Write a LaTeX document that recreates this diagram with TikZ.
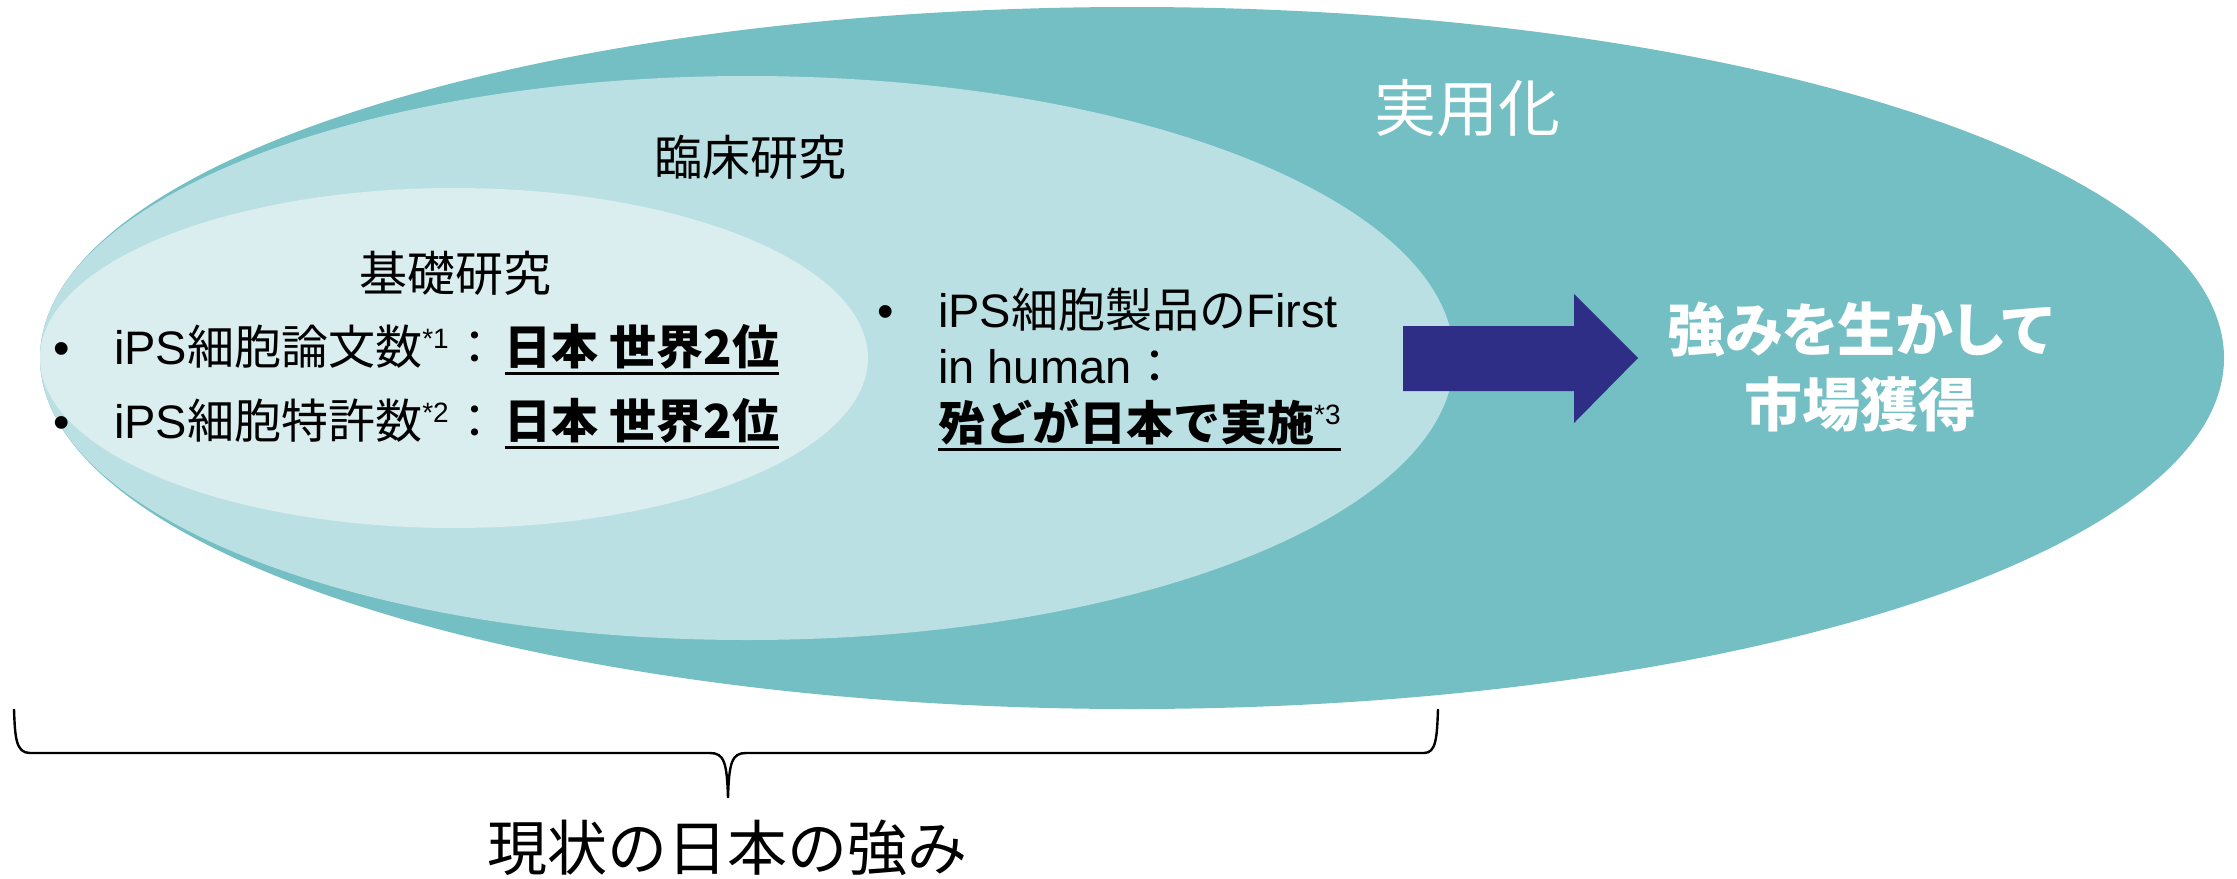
\documentclass[tikz,border=0pt]{standalone}
\usepackage{fontspec}
\setmainfont{Liberation Sans}
\newfontfamily\jp{Noto Sans CJK JP}
\newfontfamily\jpp{Noto Sans CJK JP}[RawFeature=+palt]
\newfontfamily\lat{Liberation Sans}
\definecolor{outerc}{RGB}{115,191,196}
\definecolor{midc}{RGB}{186,224,227}
\definecolor{innerc}{RGB}{218,237,239}
\definecolor{arrowc}{RGB}{46,46,135}
\newsavebox\ulbox
\newcommand\ulx[1]{\sbox\ulbox{#1}\rlap{\rule[-11pt]{\wd\ulbox}{3pt}}\usebox\ulbox}
\newcommand\supx[1]{\raisebox{16pt}{\fontsize{28}{28}\selectfont\lat #1}}
\begin{document}
\begin{tikzpicture}[x=1pt,y=-1pt,
  body/.style={inner sep=0pt, anchor=base west, font=\fontsize{47}{56}\selectfont},
  ttl/.style={inner sep=0pt, anchor=center, font=\fontsize{48}{56}\selectfont\jp},
]
\useasboundingbox (0,0) rectangle (2237,878);
% ellipses
\fill[outerc] (1132,358) ellipse [x radius=1092pt, y radius=351pt];
\fill[midc] (747,358) ellipse [x radius=707pt, y radius=282pt];
\fill[innerc] (454,358) ellipse [x radius=414pt, y radius=170pt];
% titles
\node[ttl, text=white, font=\fontsize{62}{70}\selectfont\jp] (jitsuyo) at (1467,108) {実用化};
\node[ttl] (rinsho) at (750,157) {臨床研究};
\node[ttl] (kiso) at (455,273) {基礎研究};
% left bullets
\node[body] (leftlist) at (53,364) {\vtop{\baselineskip=74pt
  \hbox{\makebox[61pt][l]{•}iPS{\jp 細胞論文数}\supx{*1}\hspace{3pt}{\jp ：}\hspace{6pt}\ulx{\jp\bfseries 日本 世界2位}}
  \hbox{\makebox[61pt][l]{•}iPS{\jp 細胞特許数}\supx{*2}\hspace{3pt}{\jp ：}\hspace{6pt}\ulx{\jp\bfseries 日本 世界2位}}}};
% right bullet
\node[body] (rightlist) at (938,327) {\vtop{\baselineskip=56.5pt
  \hbox{\llap{\makebox[61pt][l]{•}}iPS{\jp 細胞製品の}First}
  \hbox{in human{\jp ：}}
  \hbox{\ulx{{\jp\bfseries 殆どが日本で実施}\supx{*3}}}}};
% arrow
\fill[arrowc] (1403,326) -- (1574,326) -- (1574,294) -- (1638,358) -- (1574,423) -- (1574,391) -- (1403,391) -- cycle;
\node[inner sep=0pt, align=center, text=white, font=\fontsize{58}{75}\selectfont\jpp\bfseries] (goal) at (1860,367) {強みを生かして\\市場獲得};
% brace
\coordinate (bl) at (14,709);
\coordinate (br) at (1438,709);
\coordinate (bt) at (728,798);
\draw[line width=2.4pt] (bl) .. controls (15,738) and (16,753) .. (30,753) -- (710,753)
  .. controls (724,753) and (727,762) .. (bt)
  .. controls (729,762) and (732,753) .. (746,753) -- (1424,753)
  .. controls (1436,753) and (1437,738) .. (br);
\node[ttl, font=\fontsize{60}{70}\selectfont\jp] (genjo) at (727,848) {現状の日本の強み};
\end{tikzpicture}
\end{document}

*Set exercise*
Skip the pictures, then retype every line above exactly.

*Written solution*
Write a LaTeX document that recreates this diagram with TikZ.
\documentclass[tikz,border=0pt]{standalone}
\usepackage{fontspec}
\setmainfont{Liberation Sans}
\newfontfamily\jp{Noto Sans CJK JP}
\newfontfamily\jpp{Noto Sans CJK JP}[RawFeature=+palt]
\newfontfamily\lat{Liberation Sans}
\definecolor{outerc}{RGB}{115,191,196}
\definecolor{midc}{RGB}{186,224,227}
\definecolor{innerc}{RGB}{218,237,239}
\definecolor{arrowc}{RGB}{46,46,135}
\newsavebox\ulbox
\newcommand\ulx[1]{\sbox\ulbox{#1}\rlap{\rule[-11pt]{\wd\ulbox}{3pt}}\usebox\ulbox}
\newcommand\supx[1]{\raisebox{16pt}{\fontsize{28}{28}\selectfont\lat #1}}
\begin{document}
\begin{tikzpicture}[x=1pt,y=-1pt,
  body/.style={inner sep=0pt, anchor=base west, font=\fontsize{47}{56}\selectfont},
  ttl/.style={inner sep=0pt, anchor=center, font=\fontsize{48}{56}\selectfont\jp},
]
\useasboundingbox (0,0) rectangle (2237,878);
% ellipses
\fill[outerc] (1132,358) ellipse [x radius=1092pt, y radius=351pt];
\fill[midc] (747,358) ellipse [x radius=707pt, y radius=282pt];
\fill[innerc] (454,358) ellipse [x radius=414pt, y radius=170pt];
% titles
\node[ttl, text=white, font=\fontsize{62}{70}\selectfont\jp] (jitsuyo) at (1467,108) {実用化};
\node[ttl] (rinsho) at (750,157) {臨床研究};
\node[ttl] (kiso) at (455,273) {基礎研究};
% left bullets
\node[body] (leftlist) at (53,364) {\vtop{\baselineskip=74pt
  \hbox{\makebox[61pt][l]{•}iPS{\jp 細胞論文数}\supx{*1}\hspace{3pt}{\jp ：}\hspace{6pt}\ulx{\jp\bfseries 日本 世界2位}}
  \hbox{\makebox[61pt][l]{•}iPS{\jp 細胞特許数}\supx{*2}\hspace{3pt}{\jp ：}\hspace{6pt}\ulx{\jp\bfseries 日本 世界2位}}}};
% right bullet
\node[body] (rightlist) at (938,327) {\vtop{\baselineskip=56.5pt
  \hbox{\llap{\makebox[61pt][l]{•}}iPS{\jp 細胞製品の}First}
  \hbox{in human{\jp ：}}
  \hbox{\ulx{{\jp\bfseries 殆どが日本で実施}\supx{*3}}}}};
% arrow
\fill[arrowc] (1403,326) -- (1574,326) -- (1574,294) -- (1638,358) -- (1574,423) -- (1574,391) -- (1403,391) -- cycle;
\node[inner sep=0pt, align=center, text=white, font=\fontsize{58}{75}\selectfont\jpp\bfseries] (goal) at (1860,367) {強みを生かして\\市場獲得};
% brace
\coordinate (bl) at (14,709);
\coordinate (br) at (1438,709);
\coordinate (bt) at (728,798);
\draw[line width=2.4pt] (bl) .. controls (15,738) and (16,753) .. (30,753) -- (710,753)
  .. controls (724,753) and (727,762) .. (bt)
  .. controls (729,762) and (732,753) .. (746,753) -- (1424,753)
  .. controls (1436,753) and (1437,738) .. (br);
\node[ttl, font=\fontsize{60}{70}\selectfont\jp] (genjo) at (727,848) {現状の日本の強み};
\end{tikzpicture}
\end{document}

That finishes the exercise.